In fact, it's the funniest entry on Sesame Street Spoofs!, a two-disc DVD compilation of old and new Sesame Street parodies of television series, movies and songs. Muppets twist the plots, usually with the help of puns ( The King and I is about the letter "i"), to teach preschoolers to add, pronounce letters and control their emotions. In this version of Mad Men, the characters get really mad.

The first hour-long disc, from the days when Muppets creator Jim Henson was alive and assisted by the likes of Frank Oz, has fun with Casablanca (pianist Sam recites the alphabet) and Madonna's song Material Girl ("Now I am a cereal girl"). On the second, later disc, a parody of True Blood called True Mud begins with a deft parody of the show's swamp-rock theme song. The Closer is about closing briefcases.
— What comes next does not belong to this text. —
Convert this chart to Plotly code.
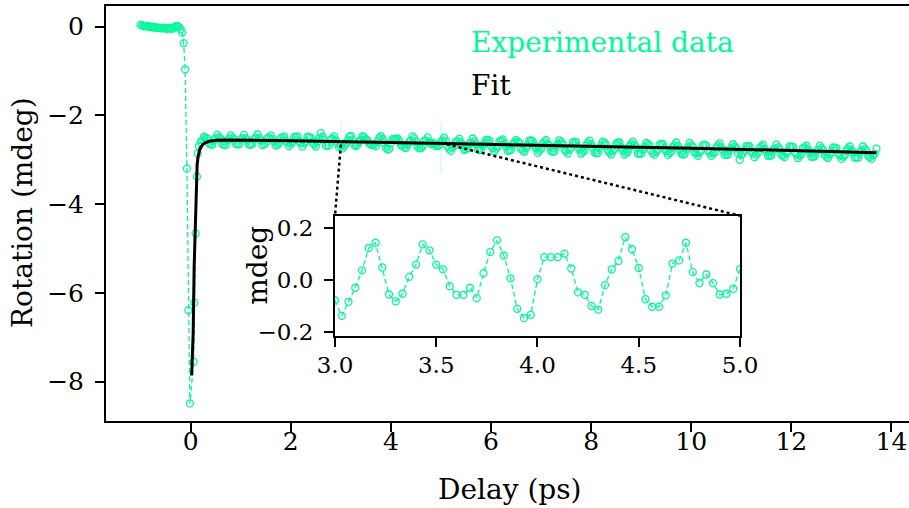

With the rare exception (did I mention Grover's Old Spice riff?), the contents elicit smiles rather than laughs. The spoofs hover uneasily between two worlds: the universe of children, who must be taught simple lessons and have never heard of most of the shows being kidded, and the universe of adults. The idea is to slip the grown-ups these parodies as a reward for watching Sesame Street with their kids, but the jokes usually hinge on simple puns.

Many of the spoofs on the first disc are ancient history: Dragnet, This Is Your Life, Family Feud. But the humour is freewheeling, in the style of Henson's more adult-oriented Muppet Show. The Cookie Monster hosts Monsterpiece Theater as Alistair Cookie, introducing Gone with the Wind ("Me not see it yet, but me hear it about the wind"). There's a smart parody of Bruce Springsteen's Born to Run ("Kids like you and me, baby, we were born to add") and of Billy Idol's Rebel Yell (a rebel L just wants "to live for loudness").

The pop-cultural references on the second disc are more numerous, but the humour is tamer; Henson's successors can't quite replicate his off-kilter sensibility. Sometimes a premise goes nowhere, as in an encounter between Dr. Phil and his Muppet doppelganger, Dr. Feel. Sometimes it's inspired, as in a parody of 30 Rock (about the delivery of 30 rocks) in which Liz Lemon is a real lemon. The characters in Law and Order: Special Letters Unit notice and reflect upon the show's distinctive two-note musical sting. ("You know, that 'chung chung' can really get on a person's nerves.")

It's hard to top Grover's Old Spice routine, though. That guy has a great career ahead of him.